This should get tongue’s wagging
Georgia Tech researchers have developed a tongue-powered system that could transform a disabled person’s mouth in to a virtual computer that uses teeth as a keyboard.
“You could have full control over your environment by just being able to move your tongue,” said Maysam Ghovanloo, a Georgia Tech assistant professor who leads the team’s research.
The aptly named, Tongue Drive System, turns the users tongue in to a joystick, allowing the disabled to manipulate wheelchairs, manage daily house work tasks and to control computers. It’s still in the early stages of development, but things are moving forward.
It’s not the first ever system that uses facial movements to control electronics, but testers of the system believe it could be a break through.

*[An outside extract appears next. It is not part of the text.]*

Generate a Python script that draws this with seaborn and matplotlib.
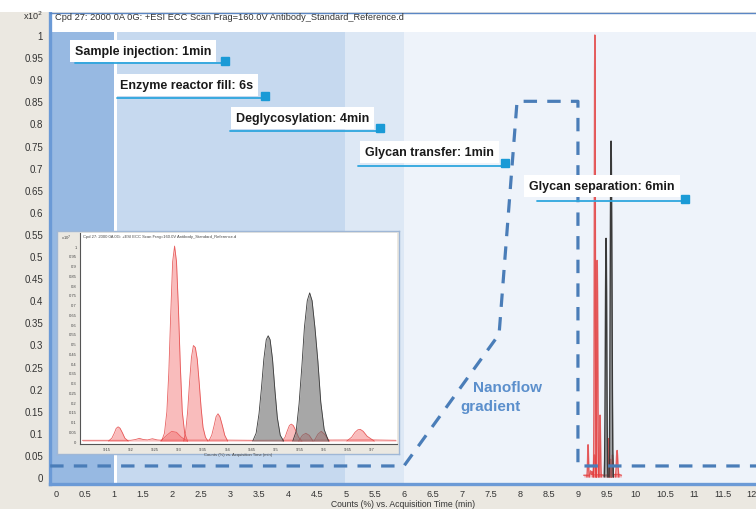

“This could give you an almost infinite number of switches and options for communication,” said Mike Jones, a vice president of research and technology at the Shepherd Centre, an Atlanta rehabilitation hospital. “It’s easy, and somebody could learn an entirely different language.”
This is a significant step up from the handful of systems available to disabled people. The “sip and puff” technique, which lets people issue commands by inhaling and exhaling into a tube, is among the most popular. However, this is limited to just four commands.
Rather than putting a physical keyboard in someone’s mouth, the researchers have developed a virtual keyboard instead. A magnet about 3 millimetres wide is placed under the tip of the tongue, and then the magnet’s movement is tracked by sensors on the side of each cheek, which sends data to a receiver atop a rather bulky set of headgear. It is then processed by software that converts the movement into commands for a wheelchair or other electronics.
When the system is booted up, users are required to establish six commands: Left, right, forward, back, click, and double click.
Ghovanloo he hopes he could one day add dozens more commands that turn teeth into keyboards and cheeks into computer consoles. For example, “Left-up could be turning lights on, right-down could be turning off the TV,” Ghovanloo said.
So far the research has landed the team over $200,000 in funding from the National Science Foundation and the Christopher and Dana Reeve Foundation. The next step is to make the system more user friendly. This will involve re-sizing the headset – it currently looks like something from Frankenstein – and to improve battery life, and the size of the individual components.